The phylogenetic tree generated from the MAVID alignment can be downloaded directly in Newick format, or viewed using the ATV applet (the tree is rooted using the midpoint method). The ATV applet is a useful tool for examining and manipulating the phylogenetic tree. Options include display of branch lengths, and the ability to reroot the tree or view it with unscaled branch lengths. It is important to note that the branch lengths correspond to the lengths of the horizontal segments in the tree.
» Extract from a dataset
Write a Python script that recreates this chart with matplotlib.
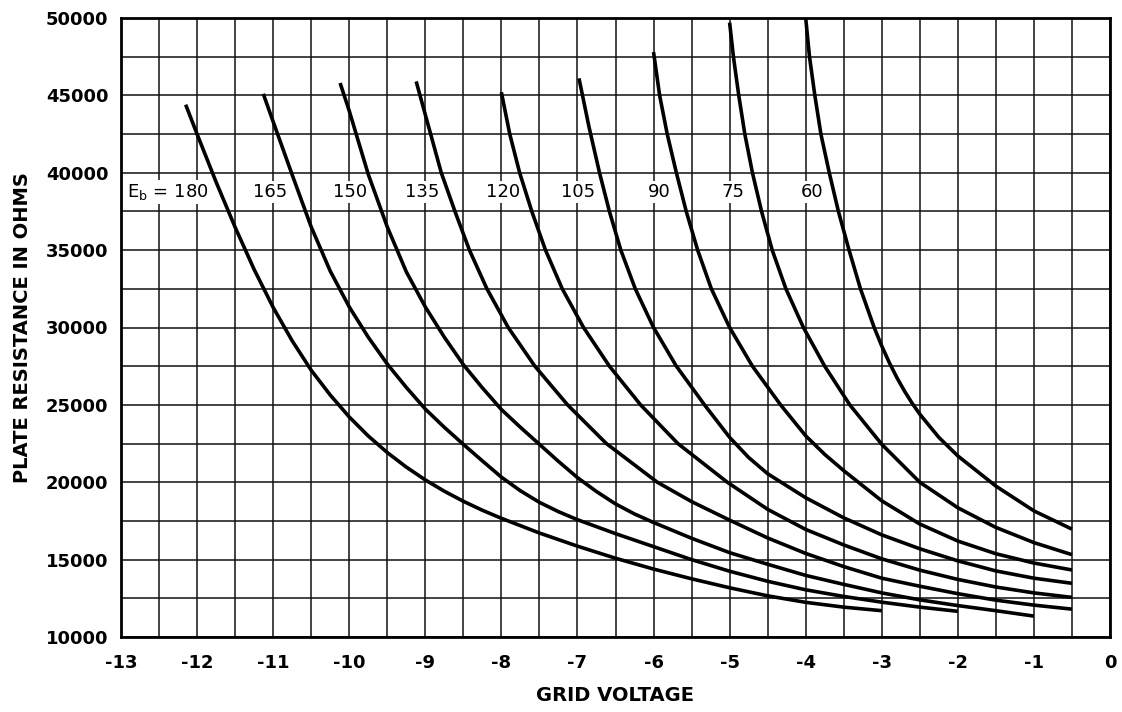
import numpy as np
import matplotlib
matplotlib.use("Agg")
import matplotlib.pyplot as plt

# ---------------- data ----------------
plate_voltages = [180, 165, 150, 135, 120, 105, 90, 75, 60]

grid_180 = [-12.15, -12.0, -11.75, -11.5, -11.25, -11.0, -10.75, -10.5, -10.25, -10.0, -9.75,
            -9.5, -9.25, -9.0, -8.75, -8.5, -8.25, -8.0, -7.5, -7.0, -6.5, -6.0, -5.5, -5.0,
            -4.5, -4.0, -3.5, -3.0]
rp_180 = [44400, 42500, 39400, 36480, 33750, 31300, 29140, 27240, 25640, 24220, 22990,
          21920, 20980, 20150, 19420, 18770, 18190, 17670, 16720, 15870, 15090, 14390, 13760, 13180,
          12660, 12240, 11930, 11700]

grid_165 = [-11.13, -11.0, -10.75, -10.5, -10.25, -10.0, -9.75, -9.5, -9.25, -9.0, -8.75,
            -8.5, -8.25, -8.0, -7.75, -7.5, -7.25, -7.0, -6.5, -6.0, -5.5, -5.0, -4.5, -4.0,
            -3.5, -3.0, -2.5, -2.0]
rp_165 = [45100, 43300, 39870, 36500, 33650, 31330, 29375, 27640, 26130, 24730, 23550,
          22450, 21380, 20330, 19450, 18700, 18100, 17580, 16680, 15840, 15000, 14250, 13600, 13050,
          12620, 12250, 11930, 11660]

grid_150 = [-10.12, -10.0, -9.75, -9.5, -9.25, -9.0, -8.75, -8.5, -8.25, -8.0, -7.75, -7.5,
            -7.25, -7.0, -6.75, -6.5, -6.25, -6.0, -5.5, -5.0, -4.5, -4.0, -3.5, -3.0, -2.5,
            -2.0, -1.5, -1.0]
rp_150 = [45800, 44000, 39900, 36500, 33600, 31330, 29375, 27600, 26100, 24700, 23550, 22450,
          21350, 20300, 19400, 18600, 17950, 17400, 16380, 15450, 14700, 13980, 13400, 12850, 12400,
          12030, 11700, 11350]

grid_135 = [-9.12, -8.79, -8.61, -8.42, -8.19, -7.91, -7.56, -7.13, -6.62, -5.95, -5.5, -5.0,
            -4.5, -4.0, -3.5, -3.0, -2.5, -2.0, -1.5, -1.0, -0.5]
rp_135 = [45900, 40000, 37500, 35000, 32500, 30000, 27500, 25000, 22500, 20000, 18750, 17550,
          16400, 15400, 14550, 13800, 13280, 12800, 12380, 12060, 11800]

grid_120 = [-8.0, -7.89, -7.76, -7.6, -7.42, -7.2, -6.92, -6.58, -6.17, -5.68, -5.03, -4.5,
            -4.0, -3.5, -3.0, -2.5, -2.0, -1.5, -1.0, -0.5]
rp_120 = [45200, 42500, 40000, 37500, 35000, 32500, 30000, 27500, 25000, 22500, 20000, 18250,
          16950, 15950, 15050, 14320, 13720, 13230, 12850, 12560]

grid_105 = [-6.98, -6.85, -6.71, -6.58, -6.43, -6.24, -6.0, -5.7, -5.33, -5.0, -4.75, -4.5,
            -4.0, -3.5, -3.0, -2.5, -2.0, -1.5, -1.0, -0.5]
rp_105 = [46100, 43000, 40000, 37500, 35000, 32500, 30000, 27500, 25000, 22900, 21600, 20550,
          19000, 17700, 16600, 15700, 14920, 14270, 13800, 13470]

grid_90 = [-6.0, -5.92, -5.82, -5.7, -5.57, -5.42, -5.24, -5.0, -4.7, -4.33, -4.0, -3.75,
           -3.5, -3.0, -2.5, -2.0, -1.5, -1.0, -0.5]
rp_90 = [47800, 45000, 42500, 40000, 37500, 35000, 32500, 30000, 27500, 25000, 23000, 21800,
         20750, 18800, 17300, 16200, 15380, 14780, 14330]

grid_75 = [-5.0, -4.95, -4.88, -4.8, -4.7, -4.58, -4.44, -4.26, -4.03, -3.75, -3.42, -3.0,
           -2.5, -2.0, -1.5, -1.0, -0.5]
rp_75 = [49700, 47500, 45000, 42500, 40000, 37500, 35000, 32500, 30000, 27500, 25000, 22450,
         20000, 18350, 17080, 16100, 15320]

grid_60 = [-4.0, -3.95, -3.88, -3.8, -3.69, -3.57, -3.43, -3.28, -3.1, -3.0, -2.9, -2.8,
           -2.7, -2.6, -2.5, -2.25, -2.0, -1.5, -1.0, -0.5]
rp_60 = [50000, 47500, 45000, 42500, 40000, 37500, 35000, 32500, 30000, 28800, 27720, 26750,
         25880, 25100, 24400, 22900, 21700, 19750, 18150, 16970]

curve_grids = [grid_180, grid_165, grid_150, grid_135, grid_120, grid_105, grid_90, grid_75, grid_60]
curve_rps = [rp_180, rp_165, rp_150, rp_135, rp_120, rp_105, rp_90, rp_75, rp_60]

# curve labels
label_x = [-12.38, -11.04, -9.99, -9.04, -7.98, -6.99, -5.93, -4.96, -3.92]
label_text = ["E$_\\mathregular{b}$ = 180", "165", "150", "135", "120", "105", "90", "75", "60"]
label_rp = 38750

x_ticks = list(range(-13, 1))
y_ticks = list(range(10000, 50001, 5000))

# ---------------- plotting ----------------
plt.rcParams['font.family'] = ['DejaVu Sans']
plt.rcParams['axes.unicode_minus'] = False

fig = plt.figure(figsize=(11.22, 7.12), dpi=100)
ax = fig.add_axes([121 / 1122, 1 - 637 / 712, (1110 - 121) / 1122, (637 - 18) / 712])

ax.set_xlim(-13, 0)
ax.set_ylim(10000, 50000)
ax.set_xticks(x_ticks)
ax.set_xticklabels([str(t) for t in x_ticks])
ax.set_yticks(y_ticks)
ax.set_yticklabels([str(t) for t in y_ticks])
ax.set_xticks(np.arange(-13, 0.01, 0.5), minor=True)
ax.set_yticks(np.arange(10000, 50001, 2500), minor=True)
ax.grid(which='both', color='#111111', linewidth=1.1, zorder=1)
ax.set_axisbelow(True)
ax.tick_params(which='both', length=0)
ax.tick_params(axis='x', pad=12, labelsize=13)
ax.tick_params(axis='y', pad=9, labelsize=13)
for lab in ax.get_xticklabels() + ax.get_yticklabels():
    lab.set_fontweight('bold')
for sp in ax.spines.values():
    sp.set_linewidth(2.0)
    sp.set_color('black')

for gx, rp in zip(curve_grids, curve_rps):
    ax.plot(gx, rp, color='black', linewidth=2.6, solid_capstyle='butt',
            solid_joinstyle='round', zorder=4)

for lx, txt in zip(label_x, label_text):
    ax.text(lx, label_rp, txt, ha='center', va='center', fontsize=13, color='black', zorder=3,
            bbox=dict(facecolor='white', edgecolor='none', pad=1.5))

ax.set_xlabel('GRID VOLTAGE', fontsize=14, fontweight='bold', labelpad=10)
ax.set_ylabel('PLATE RESISTANCE IN OHMS', fontsize=14, fontweight='bold', labelpad=10)

fig.savefig('out.png', dpi=100, facecolor='white')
The branch lengths have been estimated from the entire alignment, without regard to the amount of functional sequence, and so they may or may not reflect the neutral rate of evolution for the submitted regions.

Viewing and using the VISTA pictures

Clicking on the "VISTA plots" link opens a new browser window which contains links to VISTA plots generated from the multiple alignment. A plot in Adobe PDF format is generated for each of the submitted sequences. For a given sequence, alignments of with the other sequences are extracted from the multiple alignment and these are displayed. If an annotation file has been provided the plot will show the locations of UTRs and coding exons. The plots have been designed to show conservation and not just similarity, and so cutoffs for shading conserved regions are set dynamically based on the evolutionary distance of the sequences. Similarly, the baseline of the VISTA curve is set to be roughly the background amount of similarity expected for the submitted sequences based on their evolutionary distance.

If annotations have been provided for one of the sequences, these will be mapped to the other sequences using the multiple alignment, and the VISTA plots for each of the sequences will be annotated correctly (the inferred annotations can also be downloaded on the VISTA page).

A worked example

The following example consists of a step-by-step illustration of how to use the server and also how to interpret the results:
Step 1: Download the file sequences.fasta (right click on the mouse button and select save). 
        This file contains three sequences (human, mouse and rat).
Step 2: Open the MAVID server window by clicking here.  
Step 3: Click on the "browse" button on the MAVID server page (to the right of the DNA sequences file box), 
        find the file sequences.fasta on your computer, and select it.
Step 4: Download the file annotation.
Step 5: Insert this file into the "Annotation file" box using the Browse button.
        Then type "human" in the "FASTA line" box, since the annotation file
        provides annotations for the human sequence.
Step 6: You are now ready to run the MAVID server. Just hit the "Submit" button.
Step 7: You will see an intermediate page showing the progress of the server in
        processing your results. When it is complete (after about 1 minute), 
        you should see a page that looks the same as this one (except with a different URL and possibly a different animal).
Step 8: The View section of the page shows different aspects of the results that can be viewed. 
        Clicking on the phylogenetic tree will open up the ATV applet, which is a tool produced
	at Washington University for visualizing phylogenetic trees (see ATV user-manual for more information). 
	Note that the tree is rooted, and that the branch lengths can be examined by pressing 
	"show branch lengths" in the applet. Your intuition about the evolutionary history of the human, mouse and rat
	should be confirmed. 
Step 9: Explore the VISTA page. Note that here are three different PDF files for download, one corresponding 
        to each of the sequences. Click on the "mouse_all.pdf" link. The VISTA shows the locations of the genes, UTRs and 
	coding exons. Conserved non-coding sequences are colored in red. Notice that the criteria for declaring a region
	conserved is that it must be at least 100bp long with 73% alignment (between human and mouse) with the percentage
	alignment upped to 86% between mouse and rat. This is because the mouse and rat are closer to each other and
	therefore the criteria for declaring a region conserved is higher. The numbers have been determined from the 
	overall branch lengths in the tree for this particular region.
	You can also download the annotations for the mouse and the rat sequences
	(these have been inferred from the multiple alignment).